Ultrasound scans in pregnancy
Routine pregnancy ultrasound scans are offered in:
- the first trimester at 11-13 weeks
- the second trimester at 18-20 weeks.
In early pregnancy, your doctor might recommend a non-routine ultrasound scan for vaginal bleeding or abdominal pain.
Later in pregnancy, your doctor might recommend extra ultrasounds if there are medical concerns about the pregnancy, there have been problems with a previous pregnancy, there’s uncertainty about the pregnancy dates or you’re expecting twins or multiples.
The 12-week ultrasound scan: what it’s for
The 12-week ultrasound is one of the routine tests in pregnancy. It:
- checks that your baby is growing inside the womb
- checks that your baby is developing as expected
- screens your baby for chromosomal anomalies
- shows how many babies you have
- helps health professionals work out your baby’s age and estimated due date.
This 12-week ultrasound scan can happen at a private clinic or public hospital, and the results will usually be sent directly to your GP, obstetrician or midwife. They’ll contact you to let you know about the results.
This ultrasound scan often happens at around 12 weeks in pregnancy, but it can happen anywhere between 11 and 13 weeks.
The 12-week ultrasound and first-trimester screening
The 12-week ultrasound is part of combined first trimester screening for chromosomal anomalies like Down syndrome. This screening process also includes a blood test.

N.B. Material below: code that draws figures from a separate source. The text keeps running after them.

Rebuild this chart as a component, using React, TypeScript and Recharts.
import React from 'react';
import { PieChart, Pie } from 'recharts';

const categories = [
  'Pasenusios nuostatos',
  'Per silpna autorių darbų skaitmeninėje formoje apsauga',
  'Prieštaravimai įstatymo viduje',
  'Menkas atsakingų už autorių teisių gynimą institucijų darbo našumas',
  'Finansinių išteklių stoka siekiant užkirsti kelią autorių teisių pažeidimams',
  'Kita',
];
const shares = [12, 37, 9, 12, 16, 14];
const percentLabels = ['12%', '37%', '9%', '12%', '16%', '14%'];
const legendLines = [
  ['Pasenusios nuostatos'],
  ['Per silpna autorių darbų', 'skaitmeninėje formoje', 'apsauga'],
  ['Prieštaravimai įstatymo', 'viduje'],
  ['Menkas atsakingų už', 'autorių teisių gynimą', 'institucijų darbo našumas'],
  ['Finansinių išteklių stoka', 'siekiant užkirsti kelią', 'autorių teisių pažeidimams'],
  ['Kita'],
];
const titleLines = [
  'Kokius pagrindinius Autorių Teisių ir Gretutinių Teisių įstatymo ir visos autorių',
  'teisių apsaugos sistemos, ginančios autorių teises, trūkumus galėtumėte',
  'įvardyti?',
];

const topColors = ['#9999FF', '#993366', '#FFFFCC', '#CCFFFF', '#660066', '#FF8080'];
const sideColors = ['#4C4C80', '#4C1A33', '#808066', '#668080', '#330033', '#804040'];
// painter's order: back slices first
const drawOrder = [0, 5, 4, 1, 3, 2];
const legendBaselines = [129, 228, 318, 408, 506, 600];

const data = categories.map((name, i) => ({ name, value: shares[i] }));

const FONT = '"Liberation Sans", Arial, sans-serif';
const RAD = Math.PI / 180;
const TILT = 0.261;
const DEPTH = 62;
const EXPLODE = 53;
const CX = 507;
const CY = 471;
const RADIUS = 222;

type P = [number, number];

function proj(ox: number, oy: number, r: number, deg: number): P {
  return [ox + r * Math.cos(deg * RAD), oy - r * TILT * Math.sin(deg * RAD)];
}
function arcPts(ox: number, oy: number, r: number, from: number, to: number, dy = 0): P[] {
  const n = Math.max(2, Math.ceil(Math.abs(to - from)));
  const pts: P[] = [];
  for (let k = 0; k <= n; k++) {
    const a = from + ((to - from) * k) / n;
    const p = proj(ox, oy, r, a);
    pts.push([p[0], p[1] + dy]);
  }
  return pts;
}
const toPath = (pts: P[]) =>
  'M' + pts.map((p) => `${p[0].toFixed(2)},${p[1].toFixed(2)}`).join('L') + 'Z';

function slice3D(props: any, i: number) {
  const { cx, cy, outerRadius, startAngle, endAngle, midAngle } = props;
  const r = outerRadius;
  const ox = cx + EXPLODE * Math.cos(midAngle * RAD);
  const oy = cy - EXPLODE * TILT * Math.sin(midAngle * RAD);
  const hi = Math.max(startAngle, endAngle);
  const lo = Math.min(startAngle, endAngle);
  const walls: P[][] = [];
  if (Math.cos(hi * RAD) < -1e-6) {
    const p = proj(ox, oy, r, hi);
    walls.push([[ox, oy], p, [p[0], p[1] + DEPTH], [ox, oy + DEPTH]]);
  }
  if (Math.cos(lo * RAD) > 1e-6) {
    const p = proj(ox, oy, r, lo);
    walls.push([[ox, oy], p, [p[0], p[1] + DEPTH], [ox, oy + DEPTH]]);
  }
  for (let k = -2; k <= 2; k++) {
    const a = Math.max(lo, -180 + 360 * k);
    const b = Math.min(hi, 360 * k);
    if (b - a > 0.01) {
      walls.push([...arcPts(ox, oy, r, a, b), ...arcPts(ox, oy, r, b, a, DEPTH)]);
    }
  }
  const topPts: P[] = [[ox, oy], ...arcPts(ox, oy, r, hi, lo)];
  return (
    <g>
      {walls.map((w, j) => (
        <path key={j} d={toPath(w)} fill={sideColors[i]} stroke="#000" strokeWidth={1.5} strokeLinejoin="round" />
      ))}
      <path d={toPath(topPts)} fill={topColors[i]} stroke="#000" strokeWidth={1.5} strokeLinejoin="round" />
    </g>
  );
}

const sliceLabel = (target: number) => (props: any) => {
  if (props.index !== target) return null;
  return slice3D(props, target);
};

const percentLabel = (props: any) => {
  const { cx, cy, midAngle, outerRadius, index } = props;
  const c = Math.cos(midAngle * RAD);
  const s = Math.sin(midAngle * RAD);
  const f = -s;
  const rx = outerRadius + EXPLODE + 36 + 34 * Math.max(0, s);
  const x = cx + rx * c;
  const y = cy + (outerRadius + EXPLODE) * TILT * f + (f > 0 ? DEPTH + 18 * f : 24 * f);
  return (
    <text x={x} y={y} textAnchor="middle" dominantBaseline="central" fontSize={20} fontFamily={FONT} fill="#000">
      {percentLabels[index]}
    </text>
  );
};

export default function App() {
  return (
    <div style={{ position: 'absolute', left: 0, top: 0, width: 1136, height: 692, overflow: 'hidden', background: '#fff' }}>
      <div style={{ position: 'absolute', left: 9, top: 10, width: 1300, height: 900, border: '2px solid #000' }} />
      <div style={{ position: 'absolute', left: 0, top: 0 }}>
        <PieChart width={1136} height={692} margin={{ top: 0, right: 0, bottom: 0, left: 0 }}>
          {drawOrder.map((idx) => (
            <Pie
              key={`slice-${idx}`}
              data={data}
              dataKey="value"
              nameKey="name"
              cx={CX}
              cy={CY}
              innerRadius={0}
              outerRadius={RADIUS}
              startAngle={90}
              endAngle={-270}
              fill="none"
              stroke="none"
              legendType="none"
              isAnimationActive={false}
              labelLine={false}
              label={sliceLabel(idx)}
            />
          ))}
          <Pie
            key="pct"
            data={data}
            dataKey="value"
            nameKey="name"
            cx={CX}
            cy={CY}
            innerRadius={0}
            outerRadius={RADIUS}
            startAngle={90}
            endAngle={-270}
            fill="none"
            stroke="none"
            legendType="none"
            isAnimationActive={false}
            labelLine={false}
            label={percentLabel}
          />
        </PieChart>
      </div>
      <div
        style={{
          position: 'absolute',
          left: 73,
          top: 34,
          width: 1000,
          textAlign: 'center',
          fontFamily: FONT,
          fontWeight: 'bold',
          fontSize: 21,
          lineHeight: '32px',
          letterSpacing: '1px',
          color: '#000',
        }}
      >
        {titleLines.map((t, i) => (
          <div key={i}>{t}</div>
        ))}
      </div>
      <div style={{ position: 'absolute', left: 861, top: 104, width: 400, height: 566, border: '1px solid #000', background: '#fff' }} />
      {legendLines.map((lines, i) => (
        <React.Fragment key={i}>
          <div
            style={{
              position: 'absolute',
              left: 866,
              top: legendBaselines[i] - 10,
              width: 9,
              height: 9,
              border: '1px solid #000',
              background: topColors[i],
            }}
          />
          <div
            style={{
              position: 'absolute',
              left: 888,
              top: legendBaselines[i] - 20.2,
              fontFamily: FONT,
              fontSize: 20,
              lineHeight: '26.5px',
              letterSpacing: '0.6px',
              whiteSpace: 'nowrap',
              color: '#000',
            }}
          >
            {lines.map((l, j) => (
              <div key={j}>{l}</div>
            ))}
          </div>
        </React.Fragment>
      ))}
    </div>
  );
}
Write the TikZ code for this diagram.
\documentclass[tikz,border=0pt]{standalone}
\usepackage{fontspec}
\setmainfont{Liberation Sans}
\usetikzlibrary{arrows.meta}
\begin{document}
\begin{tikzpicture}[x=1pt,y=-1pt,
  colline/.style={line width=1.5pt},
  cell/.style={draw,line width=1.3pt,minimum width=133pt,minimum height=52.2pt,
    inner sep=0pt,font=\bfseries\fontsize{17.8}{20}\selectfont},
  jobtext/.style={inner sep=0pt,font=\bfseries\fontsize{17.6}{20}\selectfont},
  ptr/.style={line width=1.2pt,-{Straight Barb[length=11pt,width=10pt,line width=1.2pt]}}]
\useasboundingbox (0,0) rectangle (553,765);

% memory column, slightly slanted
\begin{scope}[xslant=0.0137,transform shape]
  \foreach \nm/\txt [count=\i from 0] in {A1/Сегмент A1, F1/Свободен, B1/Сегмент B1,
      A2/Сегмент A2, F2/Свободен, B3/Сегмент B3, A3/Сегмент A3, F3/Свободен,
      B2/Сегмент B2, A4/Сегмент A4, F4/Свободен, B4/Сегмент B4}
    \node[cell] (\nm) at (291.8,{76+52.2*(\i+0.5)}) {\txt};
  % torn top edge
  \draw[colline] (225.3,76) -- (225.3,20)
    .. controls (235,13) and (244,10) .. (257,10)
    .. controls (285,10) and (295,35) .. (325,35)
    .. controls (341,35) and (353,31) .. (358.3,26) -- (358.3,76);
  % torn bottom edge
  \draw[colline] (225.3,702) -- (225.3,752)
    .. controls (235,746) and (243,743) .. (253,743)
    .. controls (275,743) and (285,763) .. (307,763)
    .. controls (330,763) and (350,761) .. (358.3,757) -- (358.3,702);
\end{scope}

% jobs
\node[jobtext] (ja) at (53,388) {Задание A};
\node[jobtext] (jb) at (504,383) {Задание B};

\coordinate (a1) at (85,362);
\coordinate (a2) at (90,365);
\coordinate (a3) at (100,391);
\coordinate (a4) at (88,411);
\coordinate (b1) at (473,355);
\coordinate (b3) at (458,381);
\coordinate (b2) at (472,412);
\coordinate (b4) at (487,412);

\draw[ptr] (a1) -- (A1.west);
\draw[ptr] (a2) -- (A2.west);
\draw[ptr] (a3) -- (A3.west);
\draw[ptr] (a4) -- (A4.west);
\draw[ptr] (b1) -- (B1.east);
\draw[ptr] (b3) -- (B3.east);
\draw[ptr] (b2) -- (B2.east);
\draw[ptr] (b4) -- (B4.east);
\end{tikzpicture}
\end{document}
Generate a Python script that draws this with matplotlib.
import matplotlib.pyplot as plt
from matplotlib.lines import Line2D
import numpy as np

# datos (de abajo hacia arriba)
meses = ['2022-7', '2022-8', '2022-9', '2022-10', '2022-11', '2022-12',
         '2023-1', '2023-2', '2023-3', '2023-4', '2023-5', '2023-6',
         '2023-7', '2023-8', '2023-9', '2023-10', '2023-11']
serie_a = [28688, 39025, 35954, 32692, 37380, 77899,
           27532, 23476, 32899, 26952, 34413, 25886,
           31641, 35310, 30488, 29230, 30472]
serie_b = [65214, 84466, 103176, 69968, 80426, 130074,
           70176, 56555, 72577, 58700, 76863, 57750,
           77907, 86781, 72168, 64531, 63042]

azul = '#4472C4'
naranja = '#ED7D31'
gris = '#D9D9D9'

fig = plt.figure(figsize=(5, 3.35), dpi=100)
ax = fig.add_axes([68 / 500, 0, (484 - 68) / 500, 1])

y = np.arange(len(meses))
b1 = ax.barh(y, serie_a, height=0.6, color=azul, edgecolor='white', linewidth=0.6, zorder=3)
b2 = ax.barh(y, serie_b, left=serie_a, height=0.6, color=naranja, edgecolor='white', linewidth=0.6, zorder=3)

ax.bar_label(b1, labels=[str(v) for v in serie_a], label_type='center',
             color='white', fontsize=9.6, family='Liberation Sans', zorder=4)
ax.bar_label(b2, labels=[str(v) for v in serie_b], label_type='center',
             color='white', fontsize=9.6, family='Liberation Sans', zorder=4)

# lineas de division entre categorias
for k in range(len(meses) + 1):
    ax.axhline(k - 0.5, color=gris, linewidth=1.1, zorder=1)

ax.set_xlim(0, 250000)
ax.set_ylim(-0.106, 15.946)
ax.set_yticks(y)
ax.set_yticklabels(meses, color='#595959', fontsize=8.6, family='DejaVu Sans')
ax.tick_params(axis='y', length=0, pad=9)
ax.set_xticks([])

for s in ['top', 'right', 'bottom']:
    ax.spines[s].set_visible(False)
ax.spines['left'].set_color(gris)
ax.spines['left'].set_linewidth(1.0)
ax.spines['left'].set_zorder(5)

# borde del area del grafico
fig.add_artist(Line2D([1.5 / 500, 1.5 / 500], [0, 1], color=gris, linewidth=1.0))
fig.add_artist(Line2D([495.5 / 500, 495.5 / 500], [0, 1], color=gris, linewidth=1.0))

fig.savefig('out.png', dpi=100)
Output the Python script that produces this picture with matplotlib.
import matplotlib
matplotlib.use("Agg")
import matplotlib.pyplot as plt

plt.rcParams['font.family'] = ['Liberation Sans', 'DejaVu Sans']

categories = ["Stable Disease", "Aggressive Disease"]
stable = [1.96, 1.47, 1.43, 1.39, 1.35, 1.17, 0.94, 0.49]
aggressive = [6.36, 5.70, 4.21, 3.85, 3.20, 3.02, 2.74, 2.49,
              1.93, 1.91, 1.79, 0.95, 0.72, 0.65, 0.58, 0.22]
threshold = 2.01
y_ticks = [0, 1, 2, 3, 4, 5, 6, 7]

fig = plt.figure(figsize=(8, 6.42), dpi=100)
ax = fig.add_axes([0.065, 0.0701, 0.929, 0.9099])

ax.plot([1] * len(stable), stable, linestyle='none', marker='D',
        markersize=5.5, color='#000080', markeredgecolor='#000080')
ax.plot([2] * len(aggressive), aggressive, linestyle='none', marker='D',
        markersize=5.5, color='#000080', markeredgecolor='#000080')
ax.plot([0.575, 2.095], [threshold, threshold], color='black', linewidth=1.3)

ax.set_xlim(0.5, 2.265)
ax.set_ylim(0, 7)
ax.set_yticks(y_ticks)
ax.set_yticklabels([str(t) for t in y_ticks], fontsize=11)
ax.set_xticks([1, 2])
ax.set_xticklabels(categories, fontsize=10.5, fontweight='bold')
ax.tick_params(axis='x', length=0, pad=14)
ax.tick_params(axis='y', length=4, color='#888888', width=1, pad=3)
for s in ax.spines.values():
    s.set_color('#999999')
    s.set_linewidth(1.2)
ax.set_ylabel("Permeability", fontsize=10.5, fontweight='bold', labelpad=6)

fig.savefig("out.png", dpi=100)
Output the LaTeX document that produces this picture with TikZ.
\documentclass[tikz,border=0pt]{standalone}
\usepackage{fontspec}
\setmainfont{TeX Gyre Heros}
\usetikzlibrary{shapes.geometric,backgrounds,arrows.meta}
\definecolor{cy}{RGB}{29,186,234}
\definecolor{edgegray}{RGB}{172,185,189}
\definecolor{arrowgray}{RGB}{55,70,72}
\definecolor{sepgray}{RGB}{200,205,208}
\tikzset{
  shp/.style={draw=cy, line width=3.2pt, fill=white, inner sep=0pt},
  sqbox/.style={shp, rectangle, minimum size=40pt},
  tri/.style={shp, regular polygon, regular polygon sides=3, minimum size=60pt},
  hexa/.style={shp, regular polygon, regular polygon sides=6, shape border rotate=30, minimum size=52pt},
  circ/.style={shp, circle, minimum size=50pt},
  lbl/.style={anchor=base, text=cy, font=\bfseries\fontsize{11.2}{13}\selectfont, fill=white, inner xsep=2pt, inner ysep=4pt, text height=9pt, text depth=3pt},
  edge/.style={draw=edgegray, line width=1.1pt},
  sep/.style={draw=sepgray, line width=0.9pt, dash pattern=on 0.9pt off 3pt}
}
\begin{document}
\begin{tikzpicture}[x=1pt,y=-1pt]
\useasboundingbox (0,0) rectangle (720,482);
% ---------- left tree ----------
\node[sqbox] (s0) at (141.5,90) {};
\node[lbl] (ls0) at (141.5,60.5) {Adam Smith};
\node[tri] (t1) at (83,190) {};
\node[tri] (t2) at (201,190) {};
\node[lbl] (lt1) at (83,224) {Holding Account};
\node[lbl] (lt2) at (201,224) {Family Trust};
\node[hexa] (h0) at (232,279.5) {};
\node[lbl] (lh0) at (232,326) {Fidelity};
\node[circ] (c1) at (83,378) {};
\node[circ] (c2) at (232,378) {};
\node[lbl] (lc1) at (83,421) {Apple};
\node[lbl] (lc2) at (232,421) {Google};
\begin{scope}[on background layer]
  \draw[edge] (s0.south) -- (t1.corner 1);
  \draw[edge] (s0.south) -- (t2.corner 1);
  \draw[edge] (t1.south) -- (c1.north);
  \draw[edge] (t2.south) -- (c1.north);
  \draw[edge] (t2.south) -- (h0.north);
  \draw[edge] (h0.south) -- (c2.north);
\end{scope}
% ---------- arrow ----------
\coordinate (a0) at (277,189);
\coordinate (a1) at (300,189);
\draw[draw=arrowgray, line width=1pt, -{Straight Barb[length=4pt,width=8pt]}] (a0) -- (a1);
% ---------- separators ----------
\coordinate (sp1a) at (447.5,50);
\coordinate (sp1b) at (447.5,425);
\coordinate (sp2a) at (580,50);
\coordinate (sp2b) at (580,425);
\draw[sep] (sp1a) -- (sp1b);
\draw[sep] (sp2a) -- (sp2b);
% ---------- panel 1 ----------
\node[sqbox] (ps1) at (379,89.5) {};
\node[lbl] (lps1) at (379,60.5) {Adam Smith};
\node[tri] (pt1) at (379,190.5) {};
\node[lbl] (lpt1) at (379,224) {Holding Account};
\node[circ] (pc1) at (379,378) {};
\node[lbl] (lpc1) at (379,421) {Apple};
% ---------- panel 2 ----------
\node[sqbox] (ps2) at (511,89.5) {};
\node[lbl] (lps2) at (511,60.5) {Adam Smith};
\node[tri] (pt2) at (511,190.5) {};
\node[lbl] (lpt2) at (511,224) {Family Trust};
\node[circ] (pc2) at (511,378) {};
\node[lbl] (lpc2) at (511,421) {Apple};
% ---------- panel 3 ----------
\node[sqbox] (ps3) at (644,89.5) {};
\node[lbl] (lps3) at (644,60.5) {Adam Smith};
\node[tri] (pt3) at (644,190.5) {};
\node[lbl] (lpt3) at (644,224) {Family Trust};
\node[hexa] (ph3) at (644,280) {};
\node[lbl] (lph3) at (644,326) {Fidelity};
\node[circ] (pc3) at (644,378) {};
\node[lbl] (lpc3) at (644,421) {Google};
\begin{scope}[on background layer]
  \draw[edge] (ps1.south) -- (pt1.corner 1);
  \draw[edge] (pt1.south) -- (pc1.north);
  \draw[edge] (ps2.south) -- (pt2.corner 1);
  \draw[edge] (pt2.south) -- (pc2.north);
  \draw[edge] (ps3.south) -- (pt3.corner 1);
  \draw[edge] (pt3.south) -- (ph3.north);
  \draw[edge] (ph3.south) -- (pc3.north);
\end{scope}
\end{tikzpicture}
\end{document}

As part of the ultrasound scan, the ultrasonographer measures the fluid at the back of your baby’s neck. This measurement is combined with the results of the blood test to work out your baby’s chance of having a chromosomal anomaly.
Screening doesn’t diagnose chromosomal anomalies. Only special diagnostic antenatal tests like chorionic villus sampling (CVS) and amniocentesis can do this. If you’re thinking about having these tests, genetic counselling services can give you more information.
Most 12-week ultrasounds show that babies are developing well, but sometimes they pick up chromosomal anomalies or other problems. Some of these problems aren’t serious and won’t need much, if any, treatment. But some are signs of serious disability. It’s worth thinking about how you might feel if the ultrasound shows a problem. You and your partner will need support. Your doctor or midwife will be able to help.
Miscarriage at 12 weeks
Although most pregnancies are straightforward and progress to term, there’s a chance that the 12-week ultrasound scan could show that there has been a miscarriage.
A miscarriage is when a fetus dies before 20 weeks of pregnancy. Miscarriage is common. Around 1 in 5 confirmed pregnancies are miscarried.
Miscarriage can be very sad and distressing. Along with grief and disappointment, you might feel helpless at not being able to protect your baby. There’s no right way to feel or grieve after a miscarriage.
If you and your partner (if you have one) aren’t coping or feel depressed, you might need professional help. See your GP or speak to a counsellor. You could also call Lifeline on 131 114, MensLine on 1300 789 978 or QLife (LGBTQ+ peer support) on 1800 184 527.